10 comments to The Anglosphere is not doomed

  • RRS

    Sheez, some of these quotes of late make one feel like just spilling over.

    If you receive one of those polling calls or encounters, the poor pollster has to deal with the list of questions as they are:

    Do you feel the country is on the right track or the wrong track?”

    There is no point in asking what is meant by “track” or “wrong” the pollster doesn’t have a clue, just a job; and encompassing the “Country” is beyond most respondents’ information.
    So, responses to such are not a basis for statistics.

    Questions that explore such emotional reactions to identified conditions can give a sense of general sentiments.

    We might as well ask “How d’y’all think about the way things are goin’ ”

    What things, which things, going where?

  • Laird

    I don’t think that we’re “in imminent danger of being crushed by some sort of Asian/other menace”; we’re self-destructing all on our own. China et al may be the beneficiaries of our collective insanity, but it’s merely because they were in the right place at the right time.

  • PersonFromPorlock

    Bad enough we sell them the rope: beyond bad that we make them our only rope-makers.

  • Charlie

    We in the US are on the wrong track.

    I am optimistic though that we are sooner than later going to switch to the express track. Things will get better. No pain, no gain. Or as Professor Reynolds (Instapundit) is fond of saying, “things that can’t continue, won’t”. I just hope to live long enough to see my children’s lives better than my own.

  • JohnB

    Vast amounts of wealth (eg Tata steel?) is being transferred to the Asian nations and other 3rd world type scenarios where things are lorded over by a very much tinier elite than in the west.
    But if the west were to go under then the rest of the world would be doomed.
    It is the western way (with its trace of liberty) that has made it all happen, and that is indeed, that which keeps it going.

  • Dale Amon

    There are two entirely different matters that must be separated and which political types prefer to conflate.

    Capital, like water, flows downhill. The flow of capital to Asia is something natural and logically predictable. I did in fact predict it decades ago… based on nothing more than basic economics. If country A has lower wages than B, money flows to it. If it invests the money in growth, it will grow faster and money will continue to flow until the playing field levels, ie the labour and capital costs in A and B become roughly equal. This probably means that A will come down some amount while B goes up, but in the long run both will benefit.
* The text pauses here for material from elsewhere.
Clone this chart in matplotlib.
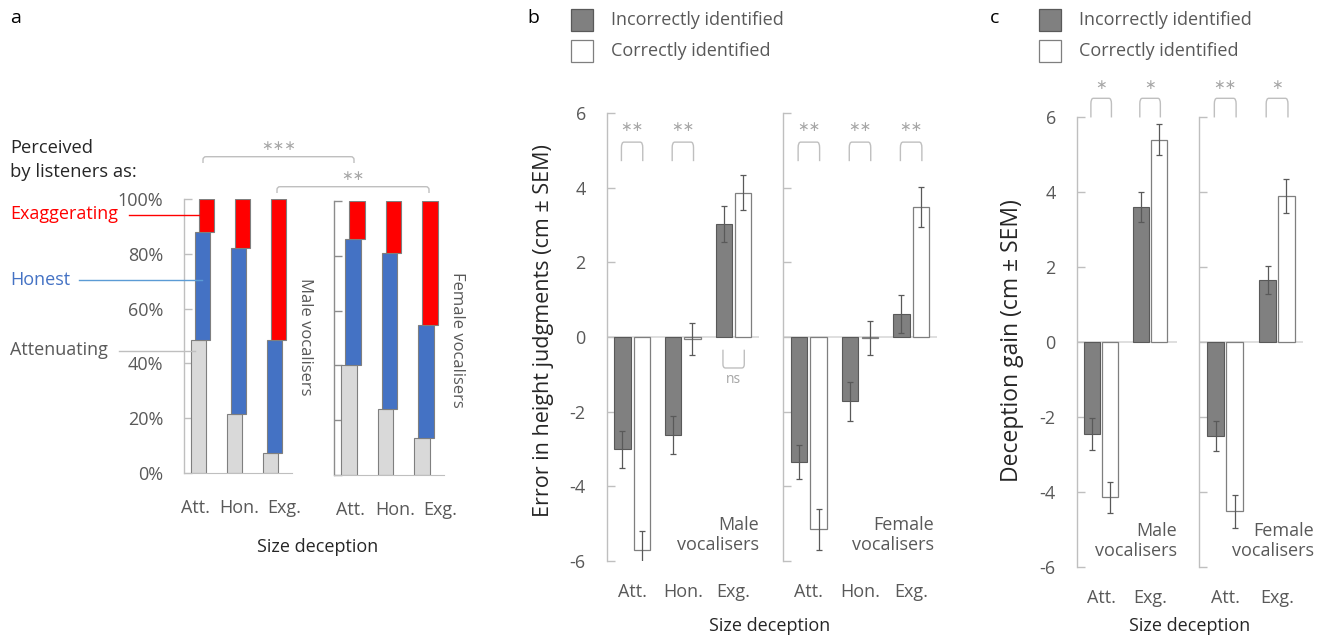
import numpy as np
import matplotlib
matplotlib.use("Agg")
import matplotlib.pyplot as plt
from matplotlib.patches import Rectangle, PathPatch
from matplotlib.path import Path

plt.rcParams['font.family'] = ['Open Sans', 'DejaVu Sans']
plt.rcParams['axes.unicode_minus'] = False

# ==============================
# 数据
# ==============================
# panel a: % perceived as attenuating / honest / exaggerating
a_categories = ["Att.", "Hon.", "Exg."]
a_male_att = [48.5, 21.4, 7.4]
a_male_hon = [39.5, 60.6, 41.1]
a_male_exg = [12.0, 18.0, 51.5]
a_female_att = [40.0, 24.2, 13.6]
a_female_hon = [46.0, 56.8, 41.1]
a_female_exg = [14.0, 19.0, 45.3]
a_ticks = [0, 20, 40, 60, 80, 100]

# panel b: error in height judgments (cm)
b_categories = ["Att.", "Hon.", "Exg."]
b_male_incorrect = [-3.01, -2.62, 3.03]
b_male_incorrect_err = [0.50, 0.51, 0.48]
b_male_correct = [-5.70, -0.05, 3.86]
b_male_correct_err = [0.50, 0.42, 0.47]
b_female_incorrect = [-3.35, -1.72, 0.62]
b_female_incorrect_err = [0.45, 0.52, 0.50]
b_female_correct = [-5.15, -0.02, 3.49]
b_female_correct_err = [0.55, 0.45, 0.54]
b_male_sig = ["∗∗", "∗∗", "ns"]
b_female_sig = ["∗∗", "∗∗", "∗∗"]

# panel c: deception gain (cm)
c_categories = ["Att.", "Exg."]
c_male_incorrect = [-2.46, 3.60]
c_male_incorrect_err = [0.42, 0.40]
c_male_correct = [-4.14, 5.39]
c_male_correct_err = [0.41, 0.41]
c_female_incorrect = [-2.51, 1.65]
c_female_incorrect_err = [0.41, 0.38]
c_female_correct = [-4.52, 3.89]
c_female_correct_err = [0.44, 0.46]
c_male_sig = ["∗", "∗"]
c_female_sig = ["∗∗", "∗"]

yticks_cm = [-6, -4, -2, 0, 2, 4, 6]

# ==============================
# 样式
# ==============================
W, H = 1330, 639
TXT = '#595959'
SPINE = '#BFBFBF'
SIG = '#A6A6A6'
DARK = '#808080'
RED = '#FF0000'
BLUE = '#4472C4'
LGRAY = '#D9D9D9'
FS = 13

fig = plt.figure(figsize=(W / 100, H / 100), dpi=100)


def ax_px(x0, y_top, x1, y_bot):
    return fig.add_axes([x0 / W, 1 - y_bot / H, (x1 - x0) / W, (y_bot - y_top) / H])


def style_axis(ax, show_labels=True, spine_color=SPINE):
    for s in ['top', 'right', 'bottom']:
        ax.spines[s].set_visible(False)
    ax.spines['left'].set_color(spine_color)
    ax.spines['left'].set_linewidth(1)
    ax.tick_params(axis='y', direction='in', length=6, width=1, color=spine_color,
                   labelsize=FS, labelcolor=TXT, pad=15, labelleft=show_labels)
    ax.tick_params(axis='x', length=0, labelsize=FS, labelcolor=TXT)
    ax.patch.set_alpha(0)


def bracket(ax, x0, x1, y_top, y_leg, rx, ry, color=SPINE, lw=1, transform=None):
    sgn = 1 if y_leg < y_top else -1
    verts = [(x0, y_leg), (x0, y_top - sgn * ry), (x0, y_top), (x0 + rx, y_top),
             (x1 - rx, y_top), (x1, y_top), (x1, y_top - sgn * ry), (x1, y_leg)]
    codes = [Path.MOVETO, Path.LINETO, Path.CURVE3, Path.CURVE3,
             Path.LINETO, Path.CURVE3, Path.CURVE3, Path.LINETO]
    p = PathPatch(Path(verts, codes), fill=False, edgecolor=color, lw=lw,
                  transform=transform if transform is not None else ax.transData)
    p.set_clip_on(False)
    ax.add_patch(p)


# ==============================
# panel a: stacked bars
# ==============================
def stacked_panel(ax, att, hon, exg, show_labels, spine_color, label_shift):
    x = np.arange(len(a_categories))
    w = 0.42
    att = np.array(att)
    hon = np.array(hon)
    exg = np.array(exg)
    ax.bar(x, att, w, color=LGRAY, edgecolor='#7F7F7F', lw=0.8, zorder=2)
    ax.bar(x + 0.11, hon, w, bottom=att, color=BLUE, edgecolor='#7F7F7F', lw=0.8, zorder=3)
    ax.bar(x + 0.22, exg, w, bottom=att + hon, color=RED, edgecolor='#7F7F7F', lw=0.8, zorder=4)
    ax.set_xlim(-0.41, 2.6)
    ax.set_ylim(0, 100)
    style_axis(ax, show_labels, spine_color)
    ax.spines['bottom'].set_visible(True)
    ax.spines['bottom'].set_color(SPINE)
    ax.set_yticks(a_ticks)
    ax.set_yticklabels([f"{t}%" for t in a_ticks])
    # category labels are spread wider than the bars in the original
    ax.set_xticks(x * 1.24 + label_shift)
    ax.set_xticklabels(a_categories)
    ax.tick_params(axis='x', pad=19)


ax_am = ax_px(184, 199, 292, 473)
stacked_panel(ax_am, a_male_att, a_male_hon, a_male_exg, True, SPINE, -0.1)
ax_af = ax_px(334, 201, 444, 475)
stacked_panel(ax_af, a_female_att, a_female_hon, a_female_exg, False, '#8C8C8C', 0.03)


# ==============================
# panels b, c: grouped bars with SEM
# ==============================
def pair_panel(ax, cats, inc, inc_err, cor, cor_err, xmax, show_labels, off=0.19, w=0.32):
    x = np.arange(len(cats))
    ax.axhline(0, color=LGRAY, lw=1.2, zorder=1)
    ek = dict(ecolor=TXT, elinewidth=0.9, capsize=2.5, capthick=0.9)
    ax.bar(x - off, inc, w, color=DARK, edgecolor=TXT, lw=0.8, yerr=inc_err, error_kw=ek, zorder=2)
    ax.bar(x + off, cor, w, color='white', edgecolor='#7F7F7F', lw=0.9, yerr=cor_err, error_kw=ek, zorder=2)
    ax.set_xlim(-0.5, xmax)
    ax.set_ylim(-6, 6)
    style_axis(ax, show_labels)
    ax.set_yticks(yticks_cm)
    ax.set_xticks(x)
    ax.set_xticklabels(cats)
    ax.tick_params(axis='x', pad=16)
    return x


def sig_marks(ax, x, sig, off, y_top, y_leg, y_txt, ns_top, ns_leg, ns_txt):
    for xi, s in zip(x, sig):
        if s == 'ns':
            bracket(ax, xi - off, xi + off, ns_leg, ns_top, 0.05, 0.1)
            ax.text(xi, ns_txt, s, ha='center', va='center', color=SIG, fontsize=10)
        else:
            bracket(ax, xi - off, xi + off, y_top, y_leg, 0.05, 0.15)
            ax.text(xi, y_txt, s, ha='center', va='center', color=SIG, fontsize=10,
                    clip_on=False)


ax_bm = ax_px(606.7, 113, 759, 561)
xb = pair_panel(ax_bm, b_categories, b_male_incorrect, b_male_incorrect_err,
                b_male_correct, b_male_correct_err, 2.5, True)
sig_marks(ax_bm, xb, b_male_sig, 0.21, 5.22, 4.71, 5.6, -0.34, -0.83, -1.15)
ax_bm.text(2.5, -5.3, "Male\nvocalisers", ha='right', va='center', color=TXT, fontsize=FS,
           linespacing=1.15)

ax_bf = ax_px(783.3, 113, 936.7, 561)
xb = pair_panel(ax_bf, b_categories, b_female_incorrect, b_female_incorrect_err,
                b_female_correct, b_female_correct_err, 2.5, False)
sig_marks(ax_bf, xb, b_female_sig, 0.21, 5.22, 4.71, 5.6, 0, 0, 0)
ax_bf.text(2.45, -5.3, "Female\nvocalisers", ha='right', va='center', color=TXT, fontsize=FS,
           linespacing=1.15)

ax_cm = ax_px(1076.7, 116.7, 1177, 567)
xc = pair_panel(ax_cm, c_categories, c_male_incorrect, c_male_incorrect_err,
                c_male_correct, c_male_correct_err, 1.55, True, off=0.18, w=0.33)
sig_marks(ax_cm, xc, c_male_sig, 0.21, 6.49, 5.98, 6.82, 0, 0, 0)
ax_cm.text(1.55, -5.3, "Male\nvocalisers", ha='right', va='center', color=TXT, fontsize=FS,
           linespacing=1.15)

ax_cf = ax_px(1199.3, 116.7, 1303, 567)
xc = pair_panel(ax_cf, c_categories, c_female_incorrect, c_female_incorrect_err,
                c_female_correct, c_female_correct_err, 1.5, False, off=0.18, w=0.33)
sig_marks(ax_cf, xc, c_female_sig, 0.21, 6.49, 5.98, 6.82, 0, 0, 0)
ax_cf.text(1.71, -5.3, "Female\nvocalisers", ha='right', va='center', color=TXT, fontsize=FS,
           linespacing=1.15, clip_on=False)

# ==============================
# overlay: annotations, legends, labels
# ==============================
ov = fig.add_axes([0, 0, 1, 1])
ov.set_xlim(0, W)
ov.set_ylim(H, 0)
ov.axis('off')

# panel letters
for lx, lt in [(10, 'a'), (527, 'b'), (990, 'c')]:
    ov.text(lx, 18, lt, ha='left', va='center', fontsize=14, color='black')

# panel a labels
ov.text(10, 160, "Perceived\nby listeners as:", ha='left', va='center', fontsize=13.2,
        color='#262626', linespacing=1.45)
ov.text(10, 214, "Exaggerating", ha='left', va='center', fontsize=13, color=RED)
ov.plot([129, 199], [214.7, 214.7], color=RED, lw=1)
ov.text(10, 280, "Honest", ha='left', va='center', fontsize=13, color=BLUE)
ov.plot([79, 202], [280, 280], color='#5B9BD5', lw=1)
ov.text(10, 350, "Attenuating", ha='left', va='center', fontsize=13, color=TXT)
ov.plot([119, 195], [350.7, 350.7], color=SPINE, lw=1)
ov.text(305, 337, "Male vocalisers", rotation=-90, ha='center', va='center', fontsize=12, color=TXT)
ov.text(457, 340, "Female vocalisers", rotation=-90, ha='center', va='center', fontsize=12, color=TXT)
ov.text(318, 547, "Size deception", ha='center', va='center', fontsize=FS, color='#262626')

# panel a brackets (between male and female axes)
bracket(ov, 203, 354, 156.7, 163, 3, 3, transform=ov.transData)
ov.text(278.5, 146, "∗∗∗", ha='center', va='center', color=SIG, fontsize=10)
bracket(ov, 277, 429, 186.7, 193, 3, 3, transform=ov.transData)
ov.text(353, 176, "∗∗", ha='center', va='center', color=SIG, fontsize=10)

# legends b, c
for rx, tx in [(570.7, 611), (1039, 1079)]:
    ov.add_patch(Rectangle((rx, 9), 22, 22, facecolor=DARK, edgecolor=TXT, lw=0.9))
    ov.add_patch(Rectangle((rx, 40), 22, 22, facecolor='white', edgecolor='#7F7F7F', lw=0.9))
    ov.text(tx, 20, "Incorrectly identified", ha='left', va='center', fontsize=FS, color=TXT)
    ov.text(tx, 51, "Correctly identified", ha='left', va='center', fontsize=FS, color=TXT)

# axis titles b, c
ov.text(544, 331, "Error in height judgments (cm ± SEM)", rotation=90, ha='center',
        va='center', fontsize=15.5, color='#262626')
ov.text(770, 626, "Size deception", ha='center', va='center', fontsize=FS, color='#262626')
ov.text(1012, 341, "Deception gain (cm ± SEM)", rotation=90, ha='center',
        va='center', fontsize=16.5, color='#262626')
ov.text(1190, 626, "Size deception", ha='center', va='center', fontsize=FS, color='#262626')

fig.savefig("out.png", dpi=100)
    Governments destroy economies. The other matter is the general loss of wealth and competitiveness is mostly due to the actions of the State. The regulatory burden, the tax burden, the increasing paperwork and associated fines, the confusion and proliferation of laws… those are the base cause of much of our woes.

    Politicians wish to conflate one with two so that they can blame someone else and not take their own just blame for wrecking their country.

  • JohnB

    I agree with you, Dale, but I do think there is a deliberate agenda at work to concentrate wealth in the hands of the elite.
    And get rid of (or at least reduce) that troublesome western middle class that seems to imagine it can sometimes think for itself.

  • 'Nuke' Gray

    With the US economy improving (less unemployment), opinion polls would now show optimism about the Anglosphere, I believe.

  • Paul Marks

    The two most important nations of the “Anglosphere” are the United States and the United Kingdom.

    Both are well down the road to self destruction.

    Please note “self destruction” – theories about a Yellow Peril (or whatever) are not needed.

  • Paul Marks

    As for the idea that the main thing is a plot to concentrate wealth in the hands of an elite (at home or somewhere else).

    Oh if only things were so innocent!

    Sadly even George Soros is a idealist (under all the corruption of course).

    His ideal is not to concentrate wealth in his hands and those of his friends.

    His ideal (and the ideal of the rest of the establishment) is much worse than that.